Morgan McGarvey is a Democratic member of the Kentucky Senate and serves as the Minority Leader, a position he has held since 2018.
McGarvey re-joined In Focus Kentufky and shared his reaction to Novmber's general election reuslts.
"We have to go back to the drawing board to some extent, and say, Okay, what is our message. How are we getting it out to people how are we letting people across the state of Kentucky know that we see them we hear them and care about them, that our fundamental message of getting better jobs, of having better schools, more access to health care is really, truly a message for everybody, as well as hitting on some of the things that we talked about in Kentucky nationally, we need to make sure we have a just and equitable system for every Kentucky regardless of what part of Kentucky you live in, that we need to have in Kentucky we can lead to our kids and our grandkids," explains McGarvey.
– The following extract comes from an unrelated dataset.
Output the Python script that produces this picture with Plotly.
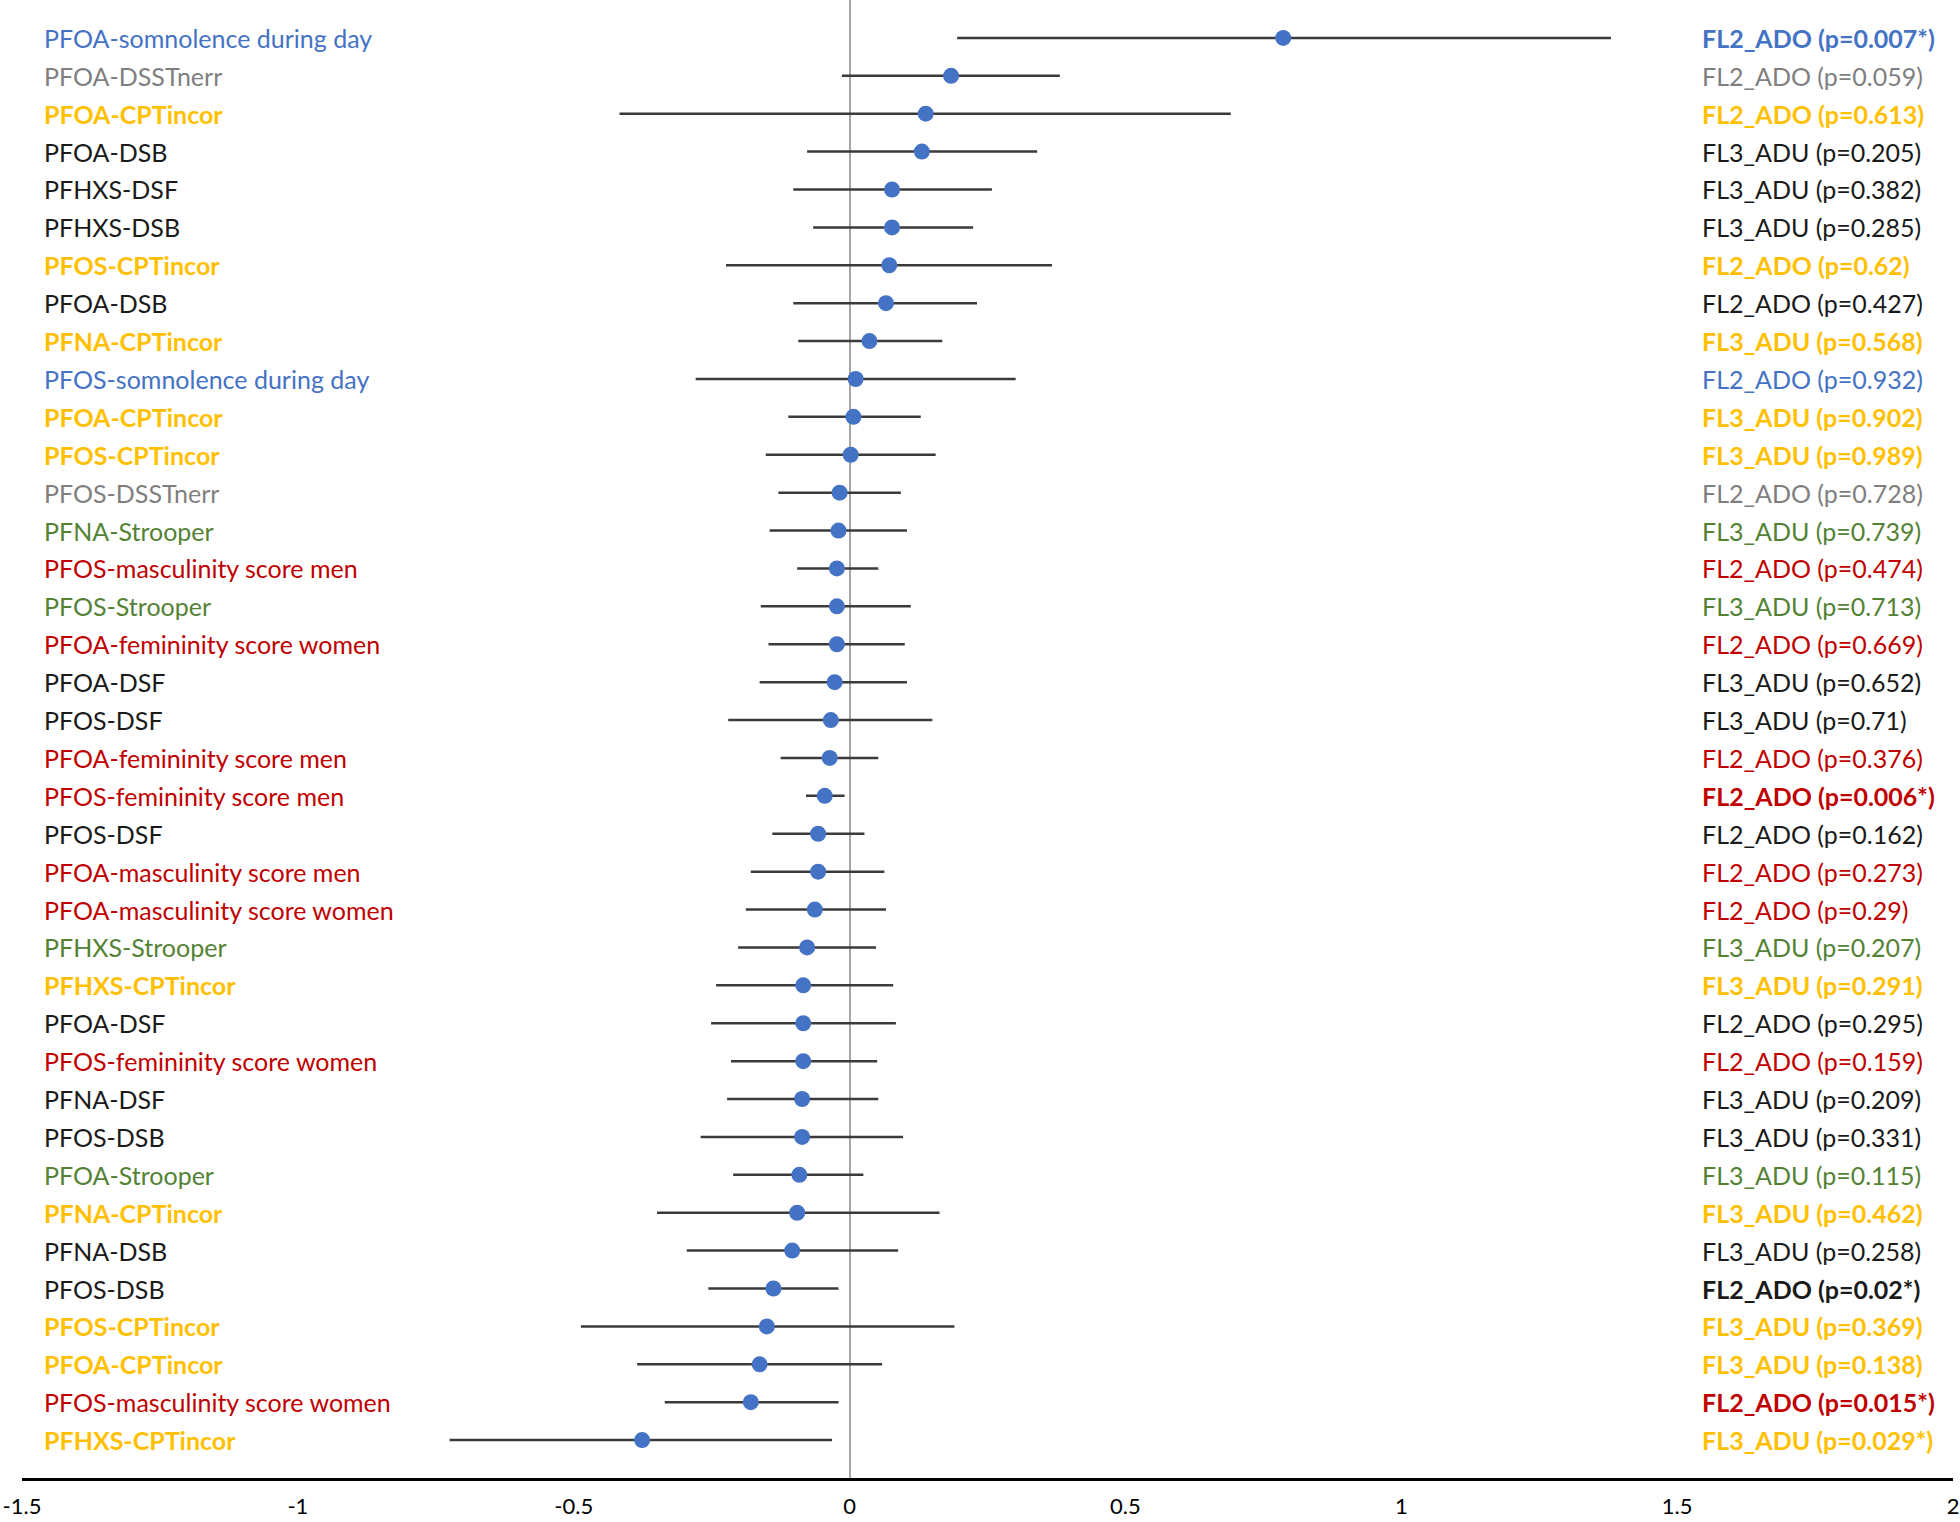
import plotly.graph_objects as go

# Rows listed top to bottom
exposures = ["PFOA", "PFOA", "PFOA", "PFOA", "PFHXS", "PFHXS", "PFOS", "PFOA", "PFNA", "PFOS",
             "PFOA", "PFOS", "PFOS", "PFNA", "PFOS", "PFOS", "PFOA", "PFOA", "PFOS", "PFOA",
             "PFOS", "PFOS", "PFOA", "PFOA", "PFHXS", "PFHXS", "PFOA", "PFOS", "PFNA", "PFOS",
             "PFOA", "PFNA", "PFNA", "PFOS", "PFOS", "PFOA", "PFOS", "PFHXS"]
outcomes = ["somnolence during day", "DSSTnerr", "CPTincor", "DSB", "DSF", "DSB", "CPTincor", "DSB",
            "CPTincor", "somnolence during day", "CPTincor", "CPTincor", "DSSTnerr", "Strooper",
            "masculinity score men", "Strooper", "femininity score women", "DSF", "DSF",
            "femininity score men", "femininity score men", "DSF", "masculinity score men",
            "masculinity score women", "Strooper", "CPTincor", "DSF", "femininity score women",
            "DSF", "DSB", "Strooper", "CPTincor", "DSB", "DSB", "CPTincor", "CPTincor",
            "masculinity score women", "CPTincor"]
waves = ["FL2_ADO", "FL2_ADO", "FL2_ADO", "FL3_ADU", "FL3_ADU", "FL3_ADU", "FL2_ADO", "FL2_ADO",
         "FL3_ADU", "FL2_ADO", "FL3_ADU", "FL3_ADU", "FL2_ADO", "FL3_ADU", "FL2_ADO", "FL3_ADU",
         "FL2_ADO", "FL3_ADU", "FL3_ADU", "FL2_ADO", "FL2_ADO", "FL2_ADO", "FL2_ADO", "FL2_ADO",
         "FL3_ADU", "FL3_ADU", "FL2_ADO", "FL2_ADO", "FL3_ADU", "FL3_ADU", "FL3_ADU", "FL3_ADU",
         "FL3_ADU", "FL2_ADO", "FL3_ADU", "FL3_ADU", "FL2_ADO", "FL3_ADU"]
pvalues = ["0.007*", "0.059", "0.613", "0.205", "0.382", "0.285", "0.62", "0.427", "0.568", "0.932",
           "0.902", "0.989", "0.728", "0.739", "0.474", "0.713", "0.669", "0.652", "0.71", "0.376",
           "0.006*", "0.162", "0.273", "0.29", "0.207", "0.291", "0.295", "0.159", "0.209", "0.331",
           "0.115", "0.462", "0.258", "0.02*", "0.369", "0.138", "0.015*", "0.029*"]
estimate = [0.786, 0.184, 0.138, 0.131, 0.077, 0.077, 0.072, 0.066, 0.036, 0.011,
            0.007, 0.002, -0.018, -0.020, -0.023, -0.023, -0.023, -0.027, -0.034, -0.036,
            -0.045, -0.057, -0.057, -0.063, -0.077, -0.084, -0.084, -0.084, -0.086, -0.086,
            -0.091, -0.095, -0.104, -0.138, -0.150, -0.163, -0.179, -0.376]
lower = [0.195, -0.014, -0.417, -0.077, -0.102, -0.066, -0.224, -0.102, -0.093, -0.279,
         -0.111, -0.152, -0.129, -0.145, -0.095, -0.161, -0.147, -0.163, -0.220, -0.125,
         -0.079, -0.140, -0.179, -0.188, -0.202, -0.242, -0.251, -0.215, -0.222, -0.270,
         -0.211, -0.349, -0.295, -0.256, -0.487, -0.385, -0.335, -0.725]
upper = [1.380, 0.381, 0.691, 0.340, 0.258, 0.224, 0.367, 0.231, 0.168, 0.301,
         0.129, 0.156, 0.093, 0.104, 0.052, 0.111, 0.100, 0.104, 0.150, 0.052,
         -0.009, 0.027, 0.063, 0.066, 0.048, 0.079, 0.084, 0.050, 0.052, 0.097,
         0.025, 0.163, 0.088, -0.020, 0.190, 0.059, -0.020, -0.032]
xticks = [-1.5, -1, -0.5, 0, 0.5, 1, 1.5, 2]

outcome_colors = {
    "somnolence during day": "#4472C4",
    "DSSTnerr": "#7F7F7F",
    "CPTincor": "#FFC000",
    "DSB": "#1a1a1a",
    "DSF": "#1a1a1a",
    "Strooper": "#548235",
    "masculinity score men": "#C00000",
    "masculinity score women": "#C00000",
    "femininity score men": "#C00000",
    "femininity score women": "#C00000",
}

n = len(estimate)
ypos = [n - i for i in range(n)]
err_plus = [u - e for u, e in zip(upper, estimate)]
err_minus = [e - l for e, l in zip(estimate, lower)]

fig = go.Figure()
fig.add_trace(go.Scatter(
    x=estimate, y=ypos, mode="markers",
    marker=dict(color="#4472C4", size=16, line=dict(width=0)),
    error_x=dict(type="data", symmetric=False, array=err_plus, arrayminus=err_minus,
                 color="#3a3a3a", thickness=2.5, width=0),
    showlegend=False, hoverinfo="skip",
))

annotations = []
FONT = "Lato, Open Sans, sans-serif"
for i in range(n):
    col = outcome_colors[outcomes[i]]
    left = f"{exposures[i]}-{outcomes[i]}"
    right = f"{waves[i]} (p={pvalues[i]})"
    bold_left = outcomes[i] == "CPTincor"
    bold_right = bold_left or pvalues[i].endswith("*")
    if bold_left:
        left = f"<b>{left}</b>"
    if bold_right:
        right = f"<b>{right}</b>"
    annotations.append(dict(x=0.0105, xref="paper", y=ypos[i], yref="y", text=left,
                            showarrow=False, xanchor="left", yanchor="middle",
                            font=dict(family=FONT, size=25, color=col)))
    annotations.append(dict(x=0.869, xref="paper", y=ypos[i], yref="y", text=right,
                            showarrow=False, xanchor="left", yanchor="middle",
                            font=dict(family=FONT, size=25, color=col)))

fig.update_layout(
    width=1960, height=1522,
    margin=dict(l=22, r=7, t=0, b=44),
    paper_bgcolor="white", plot_bgcolor="white",
    annotations=annotations,
    xaxis=dict(range=[-1.5, 2], tickvals=xticks, ticktext=[f"{v:g}" for v in xticks],
               showgrid=False, zeroline=True, zerolinecolor="#A6A6A6", zerolinewidth=1.5,
               showline=True, linecolor="black", linewidth=3, ticks="",
               ticklabelstandoff=7, automargin=False,
               tickfont=dict(family=FONT, size=22, color="black")),
    yaxis=dict(range=[0, n + 1], showgrid=False, zeroline=False, showticklabels=False,
               showline=False, ticks=""),
)

fig.write_html("out.html", config={"displayModeBar": False},
               post_script="document.body.style.margin='0';")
Nineteen of Kentucky’s 38 state senate seats are up for election in 2020. The outcomes of the 2020 election cycle in Kentucky stand to influence the state’s redistricting process following the 2020 Census. In Kentucky, the state legislature is responsible for drafting both congressional and state legislative district plans. District plans are subject to a gubernatorial veto.
Republicans control the Kentucky Senate, holding all but 10 seats. One incumbent – Republican Rep. Albert Robinson – was defeated in the June 23 Primary Election, making 2020 the first election since 2014 an incumbent senator was defeated in a primary.